30. Следовательно, нет никакой блаженной жизни, которую постоянно искали философы и [по сию пору] ищут в культе ли богов, или в философии. И потому они не нашли ее, что искали высшее благо не в горнем, а в дольнем. 31. Что является горним, если не небо и не Бог, от которого произошла душа? Что является дольним, если не земля, из которой создано тело? 32. Итак, хотя некоторые философы связывали высшее благо не с телом, а с душой, все же, поскольку относили его к этой жизни, которая ограничена телом, они возвращались к телу, время которого ограничено пребыванием на земле. 33. Потому не случайно они не открыли высшего блага, ибо все, что относится к телу и лишено бессмертия, необходимо низкое. 34. Стало быть, человек не таким образом обретает блаженство, как это видят философы, а иначе.
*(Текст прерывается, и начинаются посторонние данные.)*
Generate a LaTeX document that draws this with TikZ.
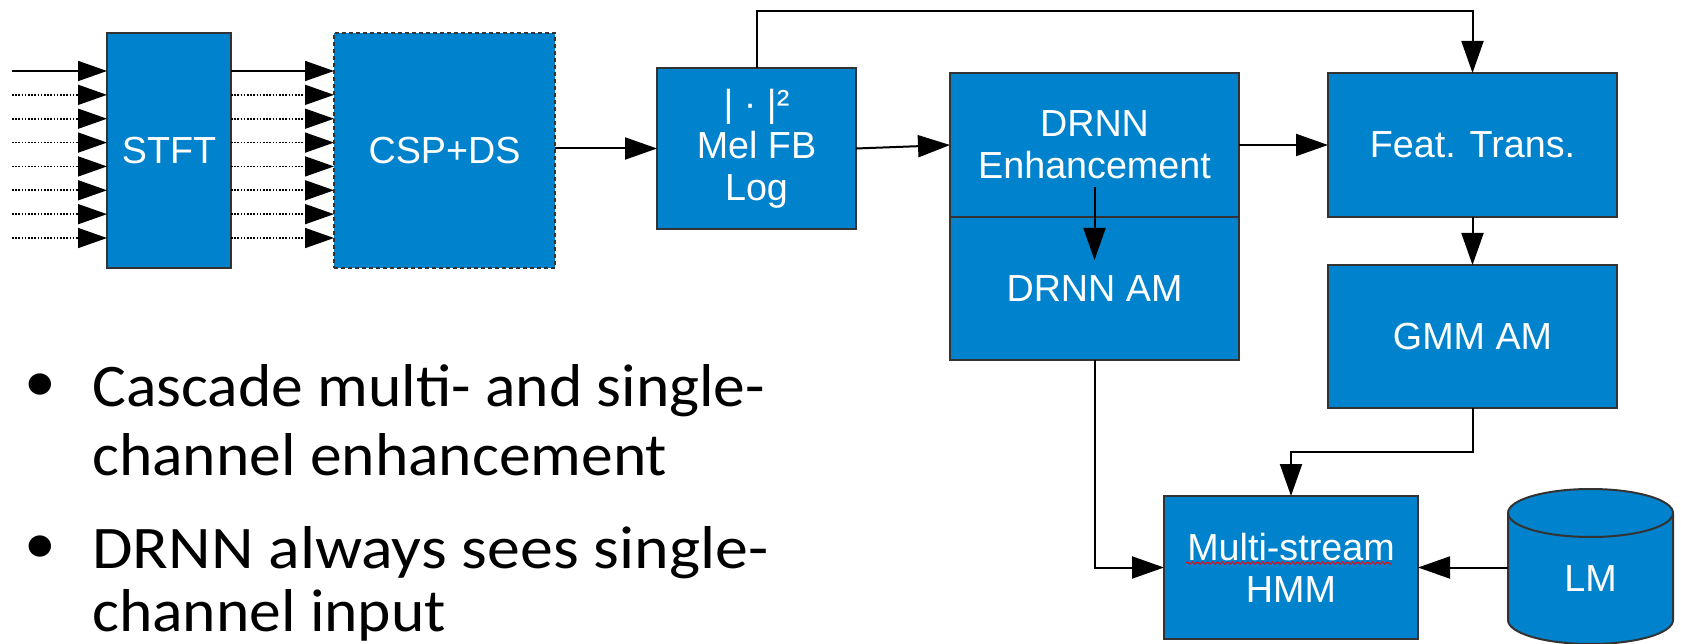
\documentclass[tikz,border=0pt]{standalone}
\usepackage{fontspec}
\setmainfont{Liberation Sans}
\newfontfamily\bulletfont[FakeStretch=1.05]{Carlito}
\newfontfamily\bulletfontw[FakeStretch=1.089]{Carlito}
\usetikzlibrary{arrows.meta,decorations.pathmorphing}
\definecolor{boxblue}{RGB}{0,130,204}
\definecolor{edgegray}{RGB}{51,51,51}
\begin{document}
\begin{tikzpicture}[x=1pt,y=-1pt,
  blk/.style={draw=edgegray,line width=2pt,fill=boxblue,text=white,
    font=\fontsize{37.7}{42}\selectfont,align=center,inner sep=0pt,outer sep=0pt},
  conn/.style={line width=2pt,-{Triangle[length=32pt,width=22pt]}},
  inarr/.style={line width=1.6pt,-{Triangle[length=29pt,width=20pt]}},
  dotline/.style={dash pattern=on 1.6pt off 1.6pt},
  bul/.style={font=\bulletfont\fontsize{60.5}{64}\selectfont,inner sep=0pt},
  bulw/.style={font=\bulletfontw\fontsize{60.5}{64}\selectfont,inner sep=0pt},
  squiggle/.style={red,line width=0.9pt,decorate,
    decoration={snake,amplitude=1.2pt,segment length=5pt}}
]
\useasboundingbox (0,0) rectangle (1681,644);

% blocks
\node[blk,minimum width=124pt,minimum height=235pt] (stft) at (169,150.5) {STFT};
\node[blk,dash pattern=on 4pt off 3pt,minimum width=221pt,minimum height=235pt] (csp) at (444.5,150.5) {CSP+DS};
\node[blk,minimum width=199pt,minimum height=161pt] (mel) at (756.5,148.5) {| · |²\\Mel FB\\Log};
\node[blk,minimum width=289pt,minimum height=144pt] (enh) at (1094.5,145) {DRNN\\Enhancement};
\node[blk,minimum width=289pt,minimum height=143pt] (am) at (1094.5,288.5) {DRNN AM};
\node[blk,minimum width=289pt,minimum height=144pt] (feat) at (1472.5,145) {Feat. Trans.};
\node[blk,minimum width=289pt,minimum height=143pt] (gmm) at (1472.5,336.5) {GMM AM};
\node[blk,minimum width=254pt,minimum height=143pt] (hmm) at (1291,567.5) {Multi-stream\\HMM};
\draw[squiggle] (1186,563) -- (1392,563);

% LM cylinder
\filldraw[draw=edgegray,line width=2pt,fill=boxblue]
  (1508,513) -- (1508,620) arc[start angle=180,end angle=360,x radius=82.5pt,y radius=24pt]
  -- (1673,513) arc[start angle=0,end angle=180,x radius=82.5pt,y radius=24pt] -- cycle;
\draw[draw=edgegray,line width=2pt] (1508,513) arc[start angle=180,end angle=360,x radius=82.5pt,y radius=24pt];
\node[text=white,font=\fontsize{37.7}{42}\selectfont,inner sep=0pt] (lm) at (1590.5,579) {LM};
\coordinate (lmw) at (1508,567.5);

% input lines
\foreach \i in {0,...,7}{
  \pgfmathsetmacro{\yy}{71+23.86*\i}
  \coordinate (in\i) at (12,\yy);
}
\draw[inarr] (in0) -- (in0 -| stft.west);
\draw[inarr] (in0 -| stft.east) -- (in0 -| csp.west);
\foreach \i in {1,...,7}{
  \draw[inarr,dotline] (in\i) -- (in\i -| stft.west);
  \draw[inarr,dotline] (in\i -| stft.east) -- (in\i -| csp.west);
}

% connectors
\draw[conn] (csp.east |- mel.west) -- (mel.west);
\draw[conn] (mel.east) -- (enh.west);
\draw[conn] (mel.north) -- ++(0,-57) -| (feat.north);
\draw[conn] (enh.east) -- (feat.west);
\coordinate (ia) at (1094.5,187);
\coordinate (ib) at (1094.5,260);
\draw[conn] (ia) -- (ib);
\draw[conn] (feat.south) -- (gmm.north);
\draw[conn] (gmm.south) -- ++(0,44) -| (hmm.north);
\draw[conn] (am.south) |- (hmm.west);
\draw[conn] (lmw) -- (hmm.east);

% bullets
\node[bul,anchor=base] (d1) at (40.5,401) {•};
\node[bul,anchor=base west] (t1a) at (92,406) {Cascade multi- and single-};
\node[bul,anchor=base west] (t1b) at (92,475) {channel enhancement};
\node[bul,anchor=base] (d2) at (40.5,563) {•};
\node[bulw,anchor=base west] (t2a) at (92,568) {DRNN always sees single-};
\node[bul,anchor=base west] (t2b) at (92,631) {channel input};
\end{tikzpicture}
\end{document}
Человек не тогда бывает блаженным, когда живет в теле, которое, как бы то ни было, тленно и подвержено порче, но тогда, когда душа [anima], освободившись от союза с телом, живет в одном лишь духе [in solo spiritu]. 35. Тогда лишь мы можем быть блаженны в этой жизни, если будем казаться вовсе лишенными счастья. Если, избегая соблазна наслаждений и служа одной лишь добродетели, мы будем жить в тяготах и несчастьях, которые являются упражнениями и укрепляющими средствами добродетели. Если, наконец, мы выберем ту тернистую и тяжелую дорогу, которая [только и] ведет нас к блаженству. 36. Итак, высшее благо, которое делает нас блаженными, не может быть нигде, кроме как в той религии и в том учении, которые дают надежду на бессмертие.